The French call it "l'esprit d'escalier," stairway wit. The witty thing you should have said that occurs to you only as you descend the stairs at the end of the evening. As a novelist, I find that I have staircase thoughts about each of my novels, even though it has been almost fifteen years since my first novel was published. I am always making discoveries of little details, finding a new insight about elements that would have been perfectly suited for some aspect of the story, always chancing upon something in a newspaper, in a conversation, on a train, in a novel. There is always one more small gesture that I would have appropriated for a character, if only I had found it when I was still writing that novel. (I don't mean that I have second thoughts now about what I did write.)

Do other writers have this experience, this sense that their novels could have been just a little more enriched by something that has only come to mind now, too late?

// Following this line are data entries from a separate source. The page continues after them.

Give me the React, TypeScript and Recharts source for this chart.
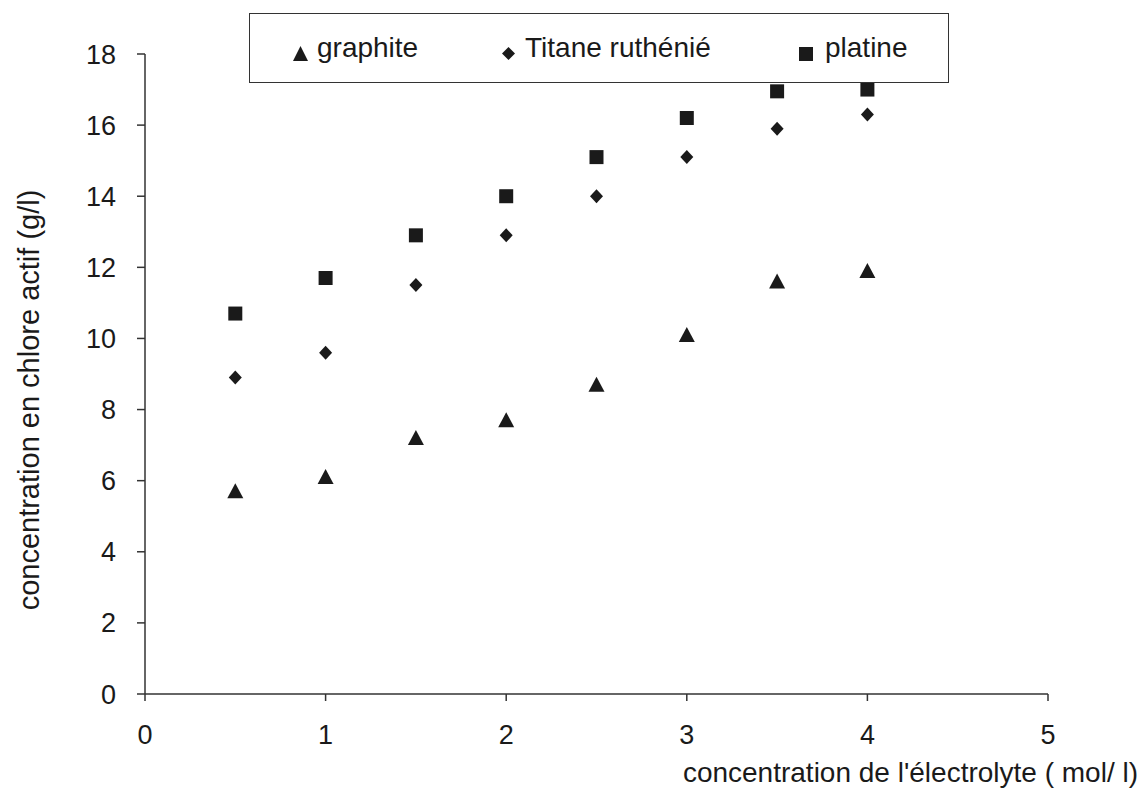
import { ScatterChart, Scatter, XAxis, YAxis, Legend } from 'recharts';

const xValues = [0.5, 1, 1.5, 2, 2.5, 3, 3.5, 4];
const graphite = [5.7, 6.1, 7.2, 7.7, 8.7, 10.1, 11.6, 11.9];
const titane = [8.9, 9.6, 11.5, 12.9, 14.0, 15.1, 15.9, 16.3];
const platine = [10.7, 11.7, 12.9, 14.0, 15.1, 16.2, 16.95, 17.0];
const xTicks = [0, 1, 2, 3, 4, 5];
const yTicks = [0, 2, 4, 6, 8, 10, 12, 14, 16, 18];

const toPoints = (ys: number[]) => xValues.map((x, i) => ({ x, y: ys[i] }));

const FONT = '"Liberation Sans", Arial, sans-serif';
const INK = '#1a1a1a';

const Triangle = ({ cx, cy }: any) => (
  <polygon points={`${cx},${cy - 8} ${cx - 8},${cy + 7} ${cx + 8},${cy + 7}`} fill={INK} />
);
const Diamond = ({ cx, cy }: any) => (
  <polygon points={`${cx},${cy - 7} ${cx + 6.5},${cy} ${cx},${cy + 7} ${cx - 6.5},${cy}`} fill={INK} />
);
const Square = ({ cx, cy }: any) => (
  <rect x={cx - 7} y={cy - 7} width={14} height={14} fill={INK} />
);

// legend positions relative to the box
const legendItems = [
  { label: 'graphite', shape: 'triangle', left: 42, textLeft: 67 },
  { label: 'Titane ruthénié', shape: 'diamond', left: 250, textLeft: 275 },
  { label: 'platine', shape: 'square', left: 548, textLeft: 575 },
];

const LegendBox = () => (
  <div
    style={{
      position: 'relative',
      width: 700,
      height: 70,
      border: '1.5px solid #333',
      boxSizing: 'border-box',
      fontFamily: FONT,
      fontSize: 28,
      color: INK,
      background: '#fff',
    }}
  >
    {legendItems.map((it) => (
      <div key={it.label}>
        <svg width={17} height={17} style={{ position: 'absolute', left: it.left, top: 31 }}>
          {it.shape === 'triangle' && <polygon points="8.5,1 1,16 16,16" fill={INK} />}
          {it.shape === 'diamond' && <polygon points="8.5,2 15,8.5 8.5,15 2,8.5" fill={INK} />}
          {it.shape === 'square' && <rect x={1} y={2} width={14} height={14} fill={INK} />}
        </svg>
        <span style={{ position: 'absolute', left: it.textLeft, top: 18, lineHeight: '32px' }}>{it.label}</span>
      </div>
    ))}
  </div>
);

const XLabel = ({ viewBox }: any) => {
  const { x, y, width } = viewBox;
  return (
    <text x={x + width + 90} y={y + 88} textAnchor="end" fontFamily={FONT} fontSize={28} fill={INK}>
      concentration de l'électrolyte ( mol/ l)
    </text>
  );
};

const YLabel = () => (
  <text
    x={31}
    y={400}
    transform="rotate(-90, 31, 400)"
    textAnchor="middle"
    dominantBaseline="middle"
    fontFamily={FONT}
    fontSize={29}
    fill={INK}
  >
    concentration en chlore actif (g/l)
  </text>
);

export default function App() {
  return (
    <div style={{ position: 'absolute', left: 0, top: 0, background: '#fff' }}>
      <ScatterChart width={1145} height={791} margin={{ top: 54, right: 97, left: 85, bottom: 67 }}>
        <XAxis
          type="number"
          dataKey="x"
          domain={[0, 5]}
          ticks={xTicks}
          height={30}
          tickSize={7}
          tickMargin={24}
          stroke="#333"
          strokeWidth={1.5}
          tick={{ fill: INK, fontSize: 27, fontFamily: FONT }}
          label={<XLabel />}
        />
        <YAxis
          type="number"
          dataKey="y"
          domain={[0, 18]}
          ticks={yTicks}
          width={60}
          tickSize={8}
          tickMargin={21}
          stroke="#333"
          strokeWidth={1.5}
          tick={{ fill: INK, fontSize: 27, fontFamily: FONT }}
          label={<YLabel />}
        />
        <Legend
          content={<LegendBox />}
          wrapperStyle={{ position: 'absolute', left: 249, top: 13, width: 700, height: 0 }}
        />
        <Scatter name="graphite" data={toPoints(graphite)} shape={<Triangle />} isAnimationActive={false} />
        <Scatter name="Titane ruthénié" data={toPoints(titane)} shape={<Diamond />} isAnimationActive={false} />
        <Scatter name="platine" data={toPoints(platine)} shape={<Square />} isAnimationActive={false} />
      </ScatterChart>
    </div>
  );
}
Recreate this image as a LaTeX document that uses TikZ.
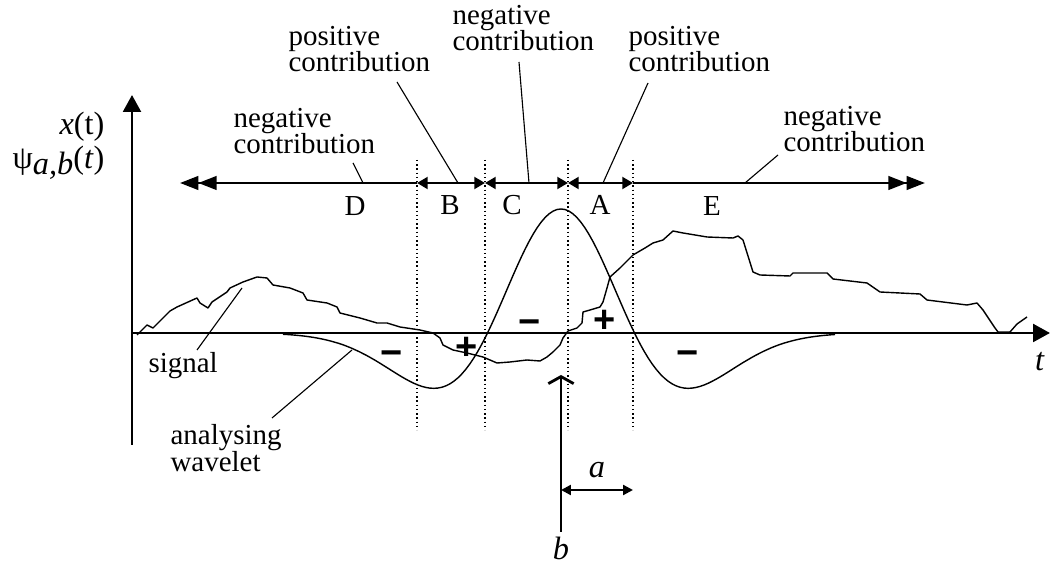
\documentclass[tikz,border=0pt]{standalone}
\usepackage{fontspec}
\setmainfont{Liberation Serif}
\newfontfamily\signfam{Liberation Sans}
\usetikzlibrary{arrows.meta}

\newcommand{\geo}{
\def\yax{333}    % time axis
\def\ytop{183}   % contribution arrows
\def\bpos{561}   % wavelet centre (b)
\def\wsig{73.5}  % wavelet width
\def\wamp{124}   % wavelet height
}
\newcommand{\pxs}{0.0125}
\newcommand{\lblfont}{\fontsize{10.3}{9.5}\selectfont\lineskiplimit=-9pt}

\tikzset{
  lbl/.style={font=\lblfont, inner sep=0pt, align=left, anchor=west},
  lett/.style={font=\lblfont, inner sep=0pt},
  sym/.style={font=\fontsize{11.5}{13}\selectfont, inner sep=0pt},
  sgn/.style={font=\signfam\bfseries\fontsize{13.5}{14}\selectfont, inner sep=0pt, anchor=base},
  leader/.style={line width=0.4pt},
  guide/.style={densely dotted, line width=0.5pt},
  curve/.style={line width=0.5pt, line join=round},
  axis/.style={line width=1pt, -{Triangle[length=6pt,width=6.3pt]}},
  seg/.style={line width=0.9pt, {Triangle[length=3.8pt,width=4.2pt]}-{Triangle[length=3.8pt,width=4.2pt]}},
  endarr/.style={line width=0.9pt, -{Triangle[length=6.5pt,width=4.8pt,sep=0pt]Triangle[length=6.5pt,width=4.8pt]}},
  barr/.style={line width=1pt, -{Straight Barb[length=2.5pt,width=9pt]}},
  aarr/.style={line width=0.8pt, {Triangle[length=3.5pt,width=3.5pt]}-{Triangle[length=3.5pt,width=3.5pt]}},
}

\begin{document}
\begin{tikzpicture}[x=\pxs cm, y=-\pxs cm]
      \geo
      \useasboundingbox (0,0) rectangle (1051,563);
%
      \coordinate (o) at (132,\yax);
      \coordinate (ytip) at (132,95);
      \coordinate (ybot) at (132,445);
      \coordinate (xtip) at (1050,\yax);
      \draw[axis] (ybot) -- (ytip);
      \draw[axis] (o) -- (xtip);
      \node[sym, anchor=east] (xlab) at (105,127) {\textit{x}(t)};
      \node[sym, anchor=east] (psilab) at (105,163) {ψ\raisebox{-0.4ex}{\textit{a,b}}(\textit{t})};
      \node[sym] (tlab) at (1040,362) {\textit{t}};
%
      \draw[guide] (417,160) -- (417,430);
      \draw[guide] (485,160) -- (485,430);
      \draw[guide] (568,160) -- (568,430);
      \draw[guide] (633,160) -- (633,430);
%
      \coordinate (dl) at (180,\ytop);
      \coordinate (d1) at (417,\ytop);
      \coordinate (d2) at (485,\ytop);
      \coordinate (d3) at (568,\ytop);
      \coordinate (d4) at (633,\ytop);
      \coordinate (dr) at (925,\ytop);
      \draw[endarr] (d1) -- (dl);
      \draw[seg] (d1) -- (d2);
      \draw[seg] (d2) -- (d3);
      \draw[seg] (d3) -- (d4);
      \draw[endarr] (d4) -- (dr);
      \node[lett] (segD) at (355,206) {D};
      \node[lett] (segB) at (450,205) {B};
      \node[lett] (segC) at (512,205) {C};
      \node[lett] (segA) at (600,205) {A};
      \node[lett] (segE) at (712,206) {E};
%
      \node[lbl] (negD) at (233,131) {negative\\contribution};
      \node[lbl] (posB) at (288,49) {positive\\contribution};
      \node[lbl] (negC) at (452,28) {negative\\contribution};
      \node[lbl] (posA) at (628,49) {positive\\contribution};
      \node[lbl] (negE) at (783,129) {negative\\contribution};
      \draw[leader] (353,163) -- (363,\ytop);
      \draw[leader] (397,82) -- (458,\ytop);
      \draw[leader] (519,62) -- (529,\ytop);
      \draw[leader] (648,83) -- (603,\ytop);
      \draw[leader] (778,155) -- (745,\ytop);
%
      % signal
      \draw[curve] plot coordinates {(137,335) (147,325) (153,328) (170,311) (177,307)
        (197,298) (200,303) (208,308) (212,302) (227,292) (230,288) (243,282)
        (257,277) (267,278) (273,285) (290,288) (303,293) (307,300) (327,303)
        (337,307) (340,313) (360,318) (377,323) (387,323) (400,327) (420,330)
        (433,333) (440,338) (443,345) (453,350) (467,353) (483,357) (497,363)
        (510,362) (527,360) (540,361) (547,357) (553,352) (560,345) (563,338)
        (568,331) (577,328) (582,323) (583,312) (590,310) (600,307) (603,302)
        (607,288) (610,277) (620,268) (633,255) (645,248) (653,243) (663,240)
        (673,231) (683,233) (707,237) (733,238) (738,236) (743,240) (753,272)
        (760,275) (790,276) (793,273) (827,273) (833,279) (867,283) (880,292)
        (920,294) (927,300) (967,305) (977,303) (983,310) (995,328) (998,332)
        (1010,332) (1017,324) (1027,317)};
      % analysing wavelet
      \draw[curve] plot[domain=283:835, samples=140]
        (\x, {\yax - \wamp*(1-((\x-\bpos)/\wsig)^2)*exp(-0.5*((\x-\bpos)/\wsig)^2)});
%
      \node[lbl] (siglab) at (148,366) {signal};
      \node[lbl] (wavlab) at (170,448) {analysing\\wavelet};
      \draw[leader] (197,350) -- (242,288);
      \draw[leader] (272,418) -- (352,350);
%
      \node[sgn] (m1) at (392,366) {−};
      \node[sgn] (p1) at (467,360) {+};
      \node[sgn] (m2) at (530,335) {−};
      \node[sgn] (p2) at (605,333) {+};
      \node[sgn] (m3) at (688,366) {−};
%
      \coordinate (bbot) at (\bpos,532);
      \coordinate (btip) at (\bpos,375);
      \draw[barr] (bbot) -- (btip);
      \node[sym] (blab) at (\bpos,548) {\textit{b}};
      \coordinate (aL) at (\bpos,490);
      \coordinate (aR) at (633,490);
      \draw[aarr] (aL) -- (aR);
      \node[sym] (alab) at (597,470) {\textit{a}};
    \end{tikzpicture}
\end{document}
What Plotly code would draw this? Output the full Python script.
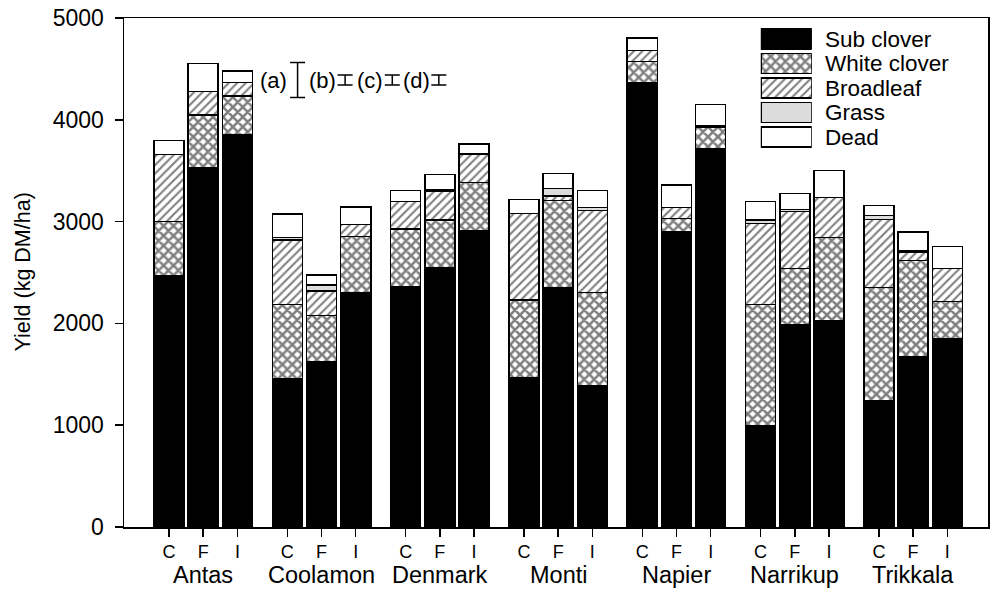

Two pieces of what I am going to call Staircase Writing to inaugurate this journal :

Today, driving to community recycling, I heard on the radio that the heart beats in 3/4 time. I wish I had known that when I was writing Triangle, because it is exactly the sort of knowledge possessed by George Botkin, the composer in the story whose music is inspired by forms found in nature.

Yesterday, flying back to the U.S. from Ireland, I read about a man who fell into a vat of boiling chocolate and died, in a processing plant in New Jersey, where the chocolate is processed for Hershey bars. If I had read this story a few months ago, when I was finishing my forthcoming novel True Confections, a novel about a chocolate factory in crisis, I am sure I would have found a way to work it into the story.